---------- Provided material

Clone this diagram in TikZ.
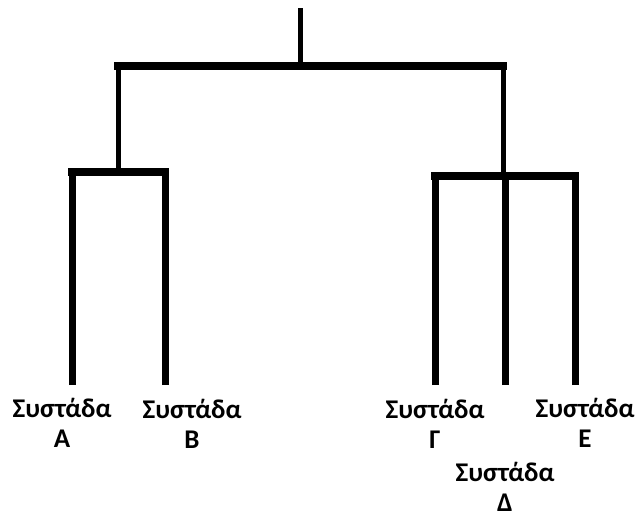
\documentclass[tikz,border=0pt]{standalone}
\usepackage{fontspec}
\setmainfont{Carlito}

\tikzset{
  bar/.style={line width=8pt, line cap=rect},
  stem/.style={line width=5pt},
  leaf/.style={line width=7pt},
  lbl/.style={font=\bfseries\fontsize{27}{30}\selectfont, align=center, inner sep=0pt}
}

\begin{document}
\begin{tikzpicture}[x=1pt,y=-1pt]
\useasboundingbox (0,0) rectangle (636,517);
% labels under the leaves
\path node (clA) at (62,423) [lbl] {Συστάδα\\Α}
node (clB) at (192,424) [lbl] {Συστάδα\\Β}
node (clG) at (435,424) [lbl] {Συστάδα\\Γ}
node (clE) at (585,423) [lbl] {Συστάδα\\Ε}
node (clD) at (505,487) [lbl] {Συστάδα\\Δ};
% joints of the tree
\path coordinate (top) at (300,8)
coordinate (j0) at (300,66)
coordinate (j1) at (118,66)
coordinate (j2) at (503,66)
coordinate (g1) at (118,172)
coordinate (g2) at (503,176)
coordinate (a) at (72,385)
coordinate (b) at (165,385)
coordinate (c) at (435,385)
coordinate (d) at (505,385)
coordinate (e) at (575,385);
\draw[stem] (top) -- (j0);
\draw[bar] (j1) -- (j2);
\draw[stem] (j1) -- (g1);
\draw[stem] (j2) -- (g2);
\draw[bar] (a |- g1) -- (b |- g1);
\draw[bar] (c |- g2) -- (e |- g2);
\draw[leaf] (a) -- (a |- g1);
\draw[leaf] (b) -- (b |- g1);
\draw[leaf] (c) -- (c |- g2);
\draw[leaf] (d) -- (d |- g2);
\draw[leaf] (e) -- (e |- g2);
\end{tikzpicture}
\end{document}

--------------------

## Written task
In the copy, include no pictures; restate the listing above exactly.

## Correct output
Clone this diagram in TikZ.
\documentclass[tikz,border=0pt]{standalone}
\usepackage{fontspec}
\setmainfont{Carlito}

\tikzset{
  bar/.style={line width=8pt, line cap=rect},
  stem/.style={line width=5pt},
  leaf/.style={line width=7pt},
  lbl/.style={font=\bfseries\fontsize{27}{30}\selectfont, align=center, inner sep=0pt}
}

\begin{document}
\begin{tikzpicture}[x=1pt,y=-1pt]
\useasboundingbox (0,0) rectangle (636,517);
% labels under the leaves
\path node (clA) at (62,423) [lbl] {Συστάδα\\Α}
node (clB) at (192,424) [lbl] {Συστάδα\\Β}
node (clG) at (435,424) [lbl] {Συστάδα\\Γ}
node (clE) at (585,423) [lbl] {Συστάδα\\Ε}
node (clD) at (505,487) [lbl] {Συστάδα\\Δ};
% joints of the tree
\path coordinate (top) at (300,8)
coordinate (j0) at (300,66)
coordinate (j1) at (118,66)
coordinate (j2) at (503,66)
coordinate (g1) at (118,172)
coordinate (g2) at (503,176)
coordinate (a) at (72,385)
coordinate (b) at (165,385)
coordinate (c) at (435,385)
coordinate (d) at (505,385)
coordinate (e) at (575,385);
\draw[stem] (top) -- (j0);
\draw[bar] (j1) -- (j2);
\draw[stem] (j1) -- (g1);
\draw[stem] (j2) -- (g2);
\draw[bar] (a |- g1) -- (b |- g1);
\draw[bar] (c |- g2) -- (e |- g2);
\draw[leaf] (a) -- (a |- g1);
\draw[leaf] (b) -- (b |- g1);
\draw[leaf] (c) -- (c |- g2);
\draw[leaf] (d) -- (d |- g2);
\draw[leaf] (e) -- (e |- g2);
\end{tikzpicture}
\end{document}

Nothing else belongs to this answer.